As a single minister there have been countless times that it has been an advantage to be single. There have also been those times that being married would have been extremely helpful. I understand what Paul was saying in 1 Corinthians 7 when he spoke of how a single person can have an unhindered focus on the things of God, but what about those days when being single seems like a hindrance?
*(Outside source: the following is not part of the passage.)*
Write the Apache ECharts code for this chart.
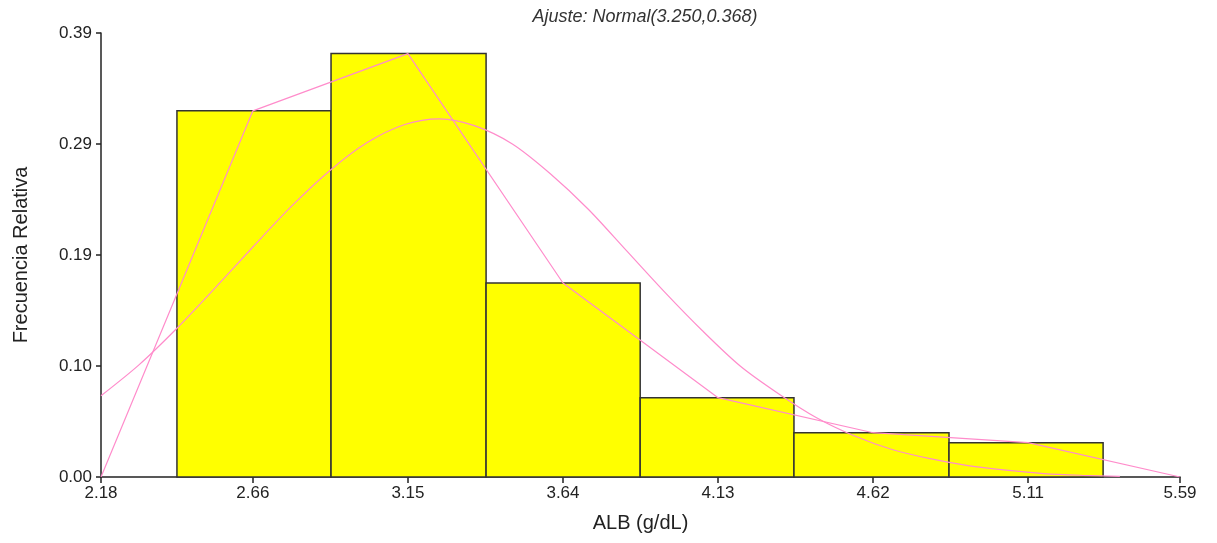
<!DOCTYPE html>
<html>
<head>
<meta charset="utf-8">
<script src="https://cdn.jsdelivr.net/npm/echarts@6/dist/echarts.min.js"></script>
<style>
  html, body { margin: 0; padding: 0; background: #ffffff; }
  #chart { width: 1217px; height: 543px; }
</style>
</head>
<body>
<div id="chart"></div>
<script>
// Histogram of ALB (g/dL): relative frequency per class
const binStart = [2.42, 2.907, 3.397, 3.884, 4.370, 4.860];
const binEnd   = [2.907, 3.397, 3.884, 4.370, 4.860, 5.347];
const relFreq  = [0.320, 0.370, 0.1695, 0.0693, 0.0387, 0.0300];

// Frequency polygon (class marks, closed at both ends of the axis)
const polyX = [2.18, 2.66, 3.15, 3.64, 4.13, 4.62, 5.11, 5.59];
const polyY = [0, 0.320, 0.370, 0.1695, 0.0693, 0.0387, 0.0300, 0];

// Fitted normal curve, Normal(3.250, 0.368)
const fitX = [2.18, 2.30, 2.42, 2.54, 2.66, 2.78, 2.90, 3.02, 3.14, 3.25,
              3.36, 3.48, 3.60, 3.72, 3.84, 3.96, 4.08, 4.20, 4.32, 4.44,
              4.56, 4.68, 4.80, 4.92, 5.04, 5.16, 5.28, 5.40];
const fitY = [0.071, 0.098, 0.130, 0.165, 0.201, 0.236, 0.267, 0.292, 0.308, 0.313,
              0.307, 0.291, 0.265, 0.234, 0.198, 0.162, 0.128, 0.097, 0.073, 0.052,
              0.036, 0.024, 0.016, 0.010, 0.006, 0.003, 0.0015, 0.0006];

// Axis ticks
const xTicks = [2.18, 2.66, 3.15, 3.64, 4.13, 4.62, 5.11, 5.59];
const yTicks = [0, 0.097, 0.194, 0.291, 0.388];

const chart = echarts.init(document.getElementById('chart'), null, { renderer: 'canvas' });

const font = 'Liberation Sans, Arial, sans-serif';
const inkColor = '#222222';
const lineColor = '#ff8ccb';

const barData = binStart.map((s, i) => [s, binEnd[i], relFreq[i]]);
const polyData = polyX.map((x, i) => [x, polyY[i]]);
const fitData = fitX.map((x, i) => [x, fitY[i]]);

chart.setOption({
  animation: false,
  backgroundColor: '#ffffff',
  title: {
    text: 'Ajuste: Normal(3.250,0.368)',
    left: 640, top: 3, textAlign: 'center',
    textStyle: { fontFamily: font, fontSize: 18, fontStyle: 'italic', fontWeight: 'normal', color: '#333333' }
  },
  grid: { left: 101, right: 37, top: 33, bottom: 66, containLabel: false, outerBoundsMode: 'none' },
  xAxis: {
    type: 'value',
    min: xTicks[0], max: xTicks[xTicks.length - 1],
    name: 'ALB (g/dL)', nameLocation: 'middle', nameGap: 36,
    nameTextStyle: { fontFamily: font, fontSize: 20, color: inkColor },
    axisLine: { show: true, onZero: false, lineStyle: { color: inkColor, width: 1.5 } },
    axisTick: { show: true, length: 6, customValues: xTicks, lineStyle: { color: inkColor, width: 1.5 } },
    axisLabel: {
      show: true, customValues: xTicks, margin: 8,
      fontFamily: font, fontSize: 17, color: inkColor,
      formatter: v => v.toFixed(2)
    },
    splitLine: { show: false }
  },
  yAxis: {
    type: 'value',
    min: yTicks[0], max: yTicks[yTicks.length - 1],
    name: 'Frecuencia Relativa', nameLocation: 'middle', nameGap: 70,
    nameTextStyle: { fontFamily: font, fontSize: 20, color: inkColor },
    axisLine: { show: true, lineStyle: { color: inkColor, width: 1.5 } },
    axisTick: { show: true, length: 5, customValues: yTicks, lineStyle: { color: inkColor, width: 1.5 } },
    axisLabel: {
      show: true, customValues: yTicks, margin: 9,
      fontFamily: font, fontSize: 17, color: inkColor,
      formatter: v => v.toFixed(2)
    },
    splitLine: { show: false }
  },
  series: [
    {
      type: 'custom',
      name: 'Frecuencia',
      data: barData,
      encode: { x: [0, 1], y: 2 },
      z: 2,
      renderItem: (params, api) => {
        const p0 = api.coord([api.value(0), api.value(2)]);
        const p1 = api.coord([api.value(1), 0]);
        return {
          type: 'rect',
          shape: { x: p0[0], y: p0[1], width: p1[0] - p0[0], height: p1[1] - p0[1] },
          style: { fill: '#ffff00', stroke: '#333333', lineWidth: 1.5 }
        };
      }
    },
    {
      type: 'line',
      name: 'Polígono',
      data: polyData,
      showSymbol: false,
      z: 3,
      lineStyle: { color: lineColor, width: 1.2 }
    },
    {
      type: 'line',
      name: 'Normal',
      data: fitData,
      smooth: 0.3,
      showSymbol: false,
      z: 3,
      lineStyle: { color: lineColor, width: 1.2 }
    }
  ]
});
</script>
</body>
</html>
What about the days when you have emptied yourself by ministering to someone in the church who just lost a family member and you come home to a quiet house with no one there to minister to you? What about the marital counseling that you need to give from biblical principles with no personal experience of applying them? What about the “blind spots” in your character that go unexposed because no other human being has access to your private life on a daily basis? The ministry is a daunting task in itself. Being single has its challenges as well. What can the single minister do to be like Christ in those situations of life where the challenges of ministry are heightened due to one’s singleness? Helping answer this question is the purpose of this project.
Ministry and singleness can both be blessings, but beware. As single ministers there are characteristics of ministry and singleness that when combined, can become fertile soil for undisciplined desires that can enslave our hearts and lead to catastrophic results in life and in ministry.
A person who has been set apart by God to minister to his people has been called to a worthy task. This is a task that can only be faithfully fulfilled as one’s public ministry becomes an overflow of his private ministry. The private ministry is the life lived in the quiet place, between the minister and his God. This is the place in life where successful ministry will either be won or lost. The holy, “set apart-ness” of the minister will be determined in this place.
In the words of Charles Spurgeon, “Whatever “call” a man may pretend to have, if he has not been called to holiness, he certainly has not been called to the ministry.”[1]
This project seeks to look into the lives of single ministers where the challenges of ministry and the challenges of singleness intersect. In these situations burden, isolation, temptation, and other difficulties are often heightened. As we identify points of possible difficulties may these words serve as a warning, a solution, and a call so that strong ministries can endure, failures can be avoided, and God’s people can be served as He intended.
[1] Curtis C. Thomas, Practical Wisdom for pastors: Words of Encouragement and Counsel for a Lifetime of Ministry (Wheaton, Illinois: Crossway Books, 2001), 20.